|Description||Hotheaded Aryx Quinn catches Muscle Mask going through his stuff, even trying on Quinn's iconic leather jacket for size. Uh oh - this is NOT going to go down well in Aryx Land! No way this is going to end without a fight! Aryx's volatile nature, short fuse and subsequent pugnacity are as legendary as his smooth, honey-hued physique. This guy will fight you for having a cheap haircut, much less for pawing his precious satiny ring gear.
Folks say Aryx wins matches mostly with his mouth, having one of the fastest minds and the biggest insult phrasebook in the business. Other folks say 90% of Aryx's victories hang on his ability to wage war on his opponent's psyche well before the first knee hits the first ball-sack. Both theories are true as far as they go, but it's also true that Aryx has a deep vein of mean to mine, and he never runs out of nasty, which he serves up in Costco-size value packs. And nothing gets Aryx's carefully selected panties in a twist like literally twisting the man's carefully selected panties.

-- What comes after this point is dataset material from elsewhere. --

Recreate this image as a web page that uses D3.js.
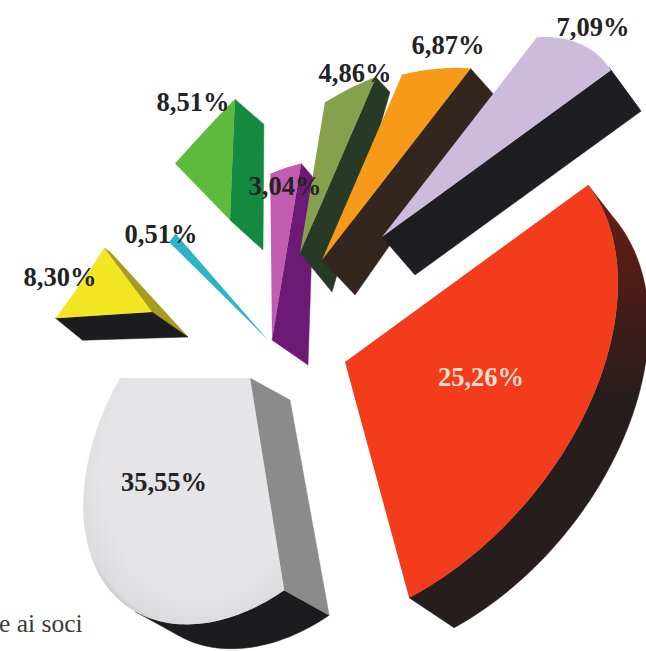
<!DOCTYPE html>
<html>
<head>
<meta charset="utf-8">
<script src="https://cdn.jsdelivr.net/npm/d3@7/dist/d3.min.js"></script>
<style>
  html, body { margin: 0; padding: 0; background: #fff; }
  svg { display: block; }
  text { font-family: "Liberation Serif", serif; }
</style>
</head>
<body>
<svg id="chart" width="646" height="651"></svg>
<script>
// Shares of the exploded pie, clockwise from the red sector.
const values = [25.26, 35.55, 8.30, 0.51, 8.51, 3.04, 4.86, 6.87, 7.09];
const faceColors = ["#f23c1c", "url(#whiteFace)", "#f2e622", "#2fb3c6", "#5dba3c", "#c25cb0", "#86a04e", "#f79a1a", "#cdbbdc"];
const startWallColors = ["#231f20", "#8c8b8c", "#1c1c1e", "#2fb3c6", "#138a40", "#6c1a74", "#263a26", "#33261e", "#1e1e22"];
const endWallColors = ["#231f20", "#1c1c1e", "#a69c1e", "#2fb3c6", "#138a40", "#6c1a74", "#263a26", "#33261e", "#1e1e22"];
const rimColors = ["url(#redRim)", "#1c1c1e", "#1c1c1e", "#2fb3c6", "#138a40", "#6c1a74", "#263a26", "#33261e", "#1e1e22"];
const labelColors = ["#f8dccb", "#232325", "#232325", "#232325", "#232325", "#232325", "#232325", "#232325", "#232325"];

// Explosion of each sector away from the pie centre.
const explodeX = [55, -40, -138, -22, -60, -18, 10, 32, 92];
const explodeY = [32, 48, -18, 10, -110, 10, -77, -70, -93];
// Small corrections of the projected edge angles, in degrees.
const nudgeStart = [0, 2.4, -3, -0.8, -2, 0, 0, 1.5, 0];
const nudgeEnd = [-2.6, 0, 4.5, 0, 3, 0, 1.5, 0, 0];
// Radial stretch of a sector at its start, middle and end angle.
const radialStretch = [
  [1.03, 1.00, 1.07], [0.93, 1.20, 1.15], [0.83, 0.76, 0.77],
  [1.38, 1.38, 1.38], [0.78, 0.77, 0.81], [1.16, 1.12, 1.08],
  [0.92, 0.92, 0.92], [0.97, 0.95, 0.94], [0.98, 0.99, 0.97]
];
// Extrusion vectors: at the apex, at the rim's start and at the rim's end.
const depthApex = [[40, 25], [40, 22], [36, 25], [0, 0], [33, 30], [36, 25], [32, 39], [33, 35], [33, 38]];
const depthRimStart = [[25, 32], [45, 25], [27, 22], [0, 0], [28, 25], [13, 15], [14, 15], [24, 27], [30, 41]];
const depthRimEnd = [[45, 30], [40, 22], [6, 4], [0, 0], [29, 25], [13, 15], [14, 15], [24, 27], [30, 41]];
// Label anchors relative to the pie centre.
const labelDX = [191, -126, -230, -129, -97, -5, 65, 158, 303];
const labelDY = [50, 155, -50, -93, -225, -141, -254, -282, -300];

const centre = { x: 290, y: 330 };
const svg = d3.select("#chart");

const defs = svg.append("defs");
const whiteGrad = defs.append("radialGradient").attr("id", "whiteFace")
  .attr("cx", 0.58).attr("cy", 0.38).attr("r", 0.68);
whiteGrad.append("stop").attr("offset", "0.72").attr("stop-color", "#e5e4e6");
whiteGrad.append("stop").attr("offset", "0.93").attr("stop-color", "#dcdbdd");
whiteGrad.append("stop").attr("offset", "1").attr("stop-color", "#bdbcbe");

const redRim = defs.append("linearGradient").attr("id", "redRim")
  .attr("gradientUnits", "userSpaceOnUse")
  .attr("x1", 0).attr("y1", 190).attr("x2", 0).attr("y2", 400);
redRim.append("stop").attr("offset", "0").attr("stop-color", "#6a1c14");
redRim.append("stop").attr("offset", "1").attr("stop-color", "#261d1d");

// Perspective mapping of the flat pie onto the page.
function project(angle) {
  const c = Math.cos(angle), s = Math.sin(angle);
  const w = 1 - 0.266 * c - 0.300 * s;
  return [(173.2 * c + 36.5 * s) / w, (-126.2 * c + 156.3 * s) / w];
}

const pie = d3.pie().sort(null).value(d => d);
const arcs = pie(values);
const line = d3.line();
const lerp = (a, b, t) => a + (b - a) * t;
const lerpVec = (a, b, t) => [lerp(a[0], b[0], t), lerp(a[1], b[1], t)];
const radians = d => d * Math.PI / 180;

function stretchAt(k, f) {
  // Quadratic through the three stretch values.
  const a = k[0], c = 2 * (k[2] + a - 2 * k[1]), b = k[2] - a - c;
  return a + b * f + c * f * f;
}

function buildSector(arc, i) {
  const apex = [centre.x + explodeX[i], centre.y + explodeY[i]];
  const a0 = arc.startAngle + radians(nudgeStart[i]);
  const a1 = arc.endAngle + radians(nudgeEnd[i]);
  const steps = Math.max(4, Math.ceil((a1 - a0) / 0.02));
  const rim = d3.range(steps + 1).map(j => {
    const f = j / steps;
    const p = project(lerp(a0, a1, f));
    const k = stretchAt(radialStretch[i], f);
    return { pt: [apex[0] + p[0] * k, apex[1] + p[1] * k], depth: lerpVec(depthRimStart[i], depthRimEnd[i], f) };
  });
  return { apex, rim };
}

const shift = (p, d) => [p[0] + d[0], p[1] + d[1]];
// A wall faces the viewer when the extrusion points out of the sector's clockwise outline.
const facing = (a, b, d) => (b[0] - a[0]) * d[1] - (b[1] - a[1]) * d[0] < 0;
const drawOrder = d3.range(values.length).map(i => (i + 2) % values.length);

drawOrder.forEach(i => {
  const { apex, rim } = buildSector(arcs[i], i);
  const g = svg.append("g").attr("class", "sector");
  const wall = (pts, color) => g.append("path")
    .attr("d", line(pts) + "Z").attr("fill", color)
    .attr("stroke", color).attr("stroke-width", 0.5);

  const first = rim[0], last = rim[rim.length - 1];
  const tip = shift(apex, depthApex[i]);

  if (facing(last.pt, apex, depthApex[i])) {
    wall([apex, last.pt, shift(last.pt, last.depth), tip], endWallColors[i]);
  }
  // Runs of neighbouring rim segments that face the viewer become one wall.
  const run = [];
  const flush = () => {
    if (run.length > 1) {
      wall([...run.map(r => r.pt), ...run.slice().reverse().map(r => shift(r.pt, r.depth))], rimColors[i]);
    }
    run.length = 0;
  };
  d3.pairs(rim).forEach(([a, b]) => {
    if (facing(a.pt, b.pt, a.depth)) {
      if (!run.length) run.push(a);
      run.push(b);
    } else {
      flush();
    }
  });
  flush();
  if (facing(apex, first.pt, depthApex[i])) {
    wall([apex, first.pt, shift(first.pt, first.depth), tip], startWallColors[i]);
  }

  g.append("path")
    .attr("d", line([apex, ...rim.map(r => r.pt)]) + "Z")
    .attr("fill", faceColors[i]);
});

// Percentage labels use the decimal comma.
const labelFormat = v => d3.format(".2f")(v).replace(".", ",") + "%";
svg.append("g").selectAll("text").data(values).join("text")
  .attr("x", (d, i) => centre.x + labelDX[i])
  .attr("y", (d, i) => centre.y + labelDY[i])
  .attr("text-anchor", "middle")
  .attr("dominant-baseline", "middle")
  .attr("font-size", 26.5)
  .attr("font-weight", "bold")
  .attr("fill", (d, i) => labelColors[i])
  .text(labelFormat);

// Tail of a legend entry at the page edge.
svg.append("text").attr("x", -1).attr("y", 632)
  .attr("font-size", 25.5).attr("fill", "#3a3a3c").text("e ai soci");
</script>
</body>
</html>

Even outweighing Aryx by about 30 pounds, Muscle Mask is shitting in his silks as Aryx blasts him out for daring to poke around in his drawers. In a flash Aryx is pounding the bodybuilder down to his hands and knees, stripping off his prized, precious leather jacket, and choking the masked muscle hunk with it. He backs the big man to the ring post and tommy-guns the guy's abs with his bare knuckles. "Don't you ever ... ever disrespect me ... wearing my shit ... touching my shit! Nobody touches my shit! NOBODY!", Aryx explodes. Tearing the jacket away from the cowering masked man, Aryx tells him it's not made of leather. It's made from the skins of little jobbers who dared to stick their noses into Aryx Quinn's business. And, holy hell, by now we are all ready to believe him!"You're all show, and no go!" is how Aryx Quinn sums up the thick, well-carved muscle mass that Muscle Mask sports. Aryx has more go in his left nut than the Muscle Mask has in his entire posedown-ready body - according to Aryx, that is. He taunts the big lug with the charge that only for a fleeting fraction of a second did Aryx ever consider the possibility that Muscle Mask might kick his ass. He's not the least bit daunted by the size differential.

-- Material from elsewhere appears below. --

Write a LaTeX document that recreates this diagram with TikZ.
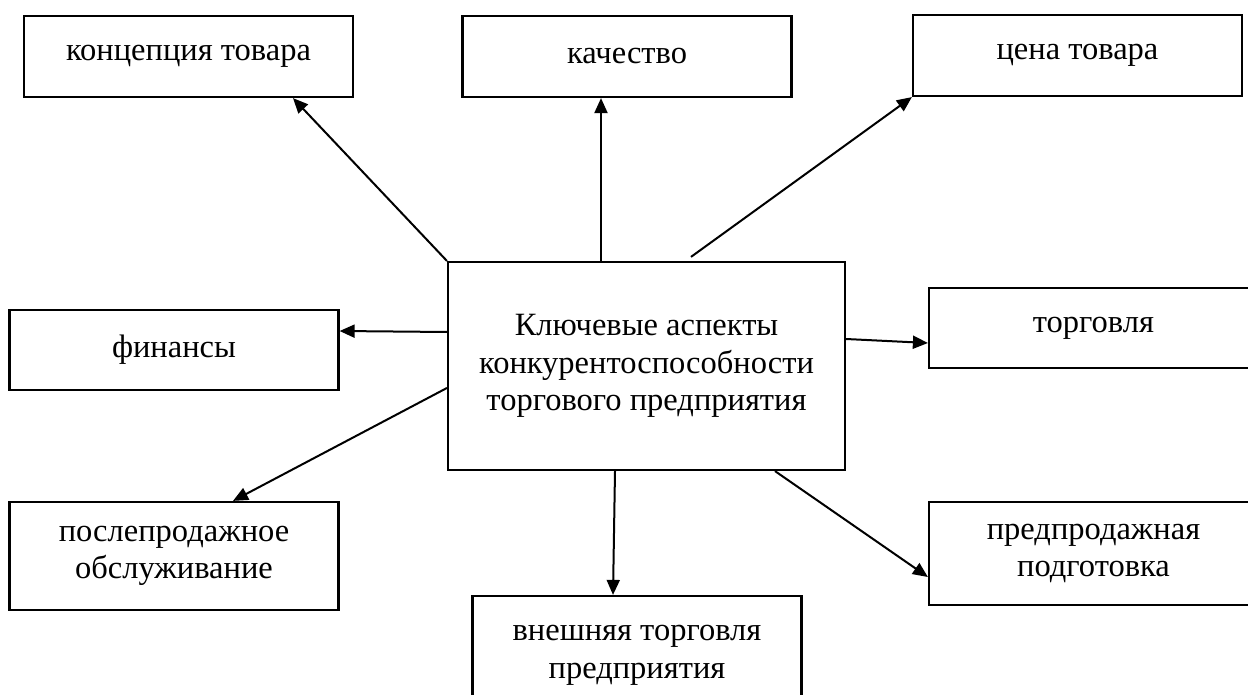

Aryx tucks a prize pair of his yellow trunks into his right boot, telling his big, blubbering opponent that they're all his to win and own... IF he's got game enough to wrest them away from him. "If you had any sense, kiddo," Aryx rails, "you never would've stepped into the BG Arena, let alone rifled through my personal property - you fuckin' pervert!!" Then he proceeds to blast away at every inch of muscle he can get his hands on. You've never seen USDA prime beef turn to milquetoast so fast. He pounds, pummels, punishes and repeatedly humiliates the muscle stud with total confidence and supreme arrogance. Aryx calls himself "110% natural nitroglycerin" for good reason!
Lithe, slippery Aryx has taken on the big boys here at BG East before, guys like Denny Cartier, Eddy Rey, Donnie Drake, Mitch Colby, and Tyrell Tomsen. Aryx doesn't always triumph, but when he leaves the ring, the other guy always knows he's been in a fight, all right. Aryx does not go down easily. So distinctive a performer is Aryx Quinn that The Boss himself, Kid Leopard, tailor-made a finishing hold expressly for him, a sexy and lethal submission hold that's reportedly impossible to escape, spelling certain doom for whoever finds himself caught in it ... 110% effective, 100% of the time!
Aryx employs several such KL invented finishers in this match, as well as improvising a few of his own invention, working over all that delicious beefy muscle on his masked opponent. While torturing Musclemask in his Quinn Lock leg hold, he strips the hunk of his boot and then covers his face with it like an oxygen mask! Like him or loathe him, there are few wrestlers as entertaining - and certainly no one as arrogant - as Aryx Quinn.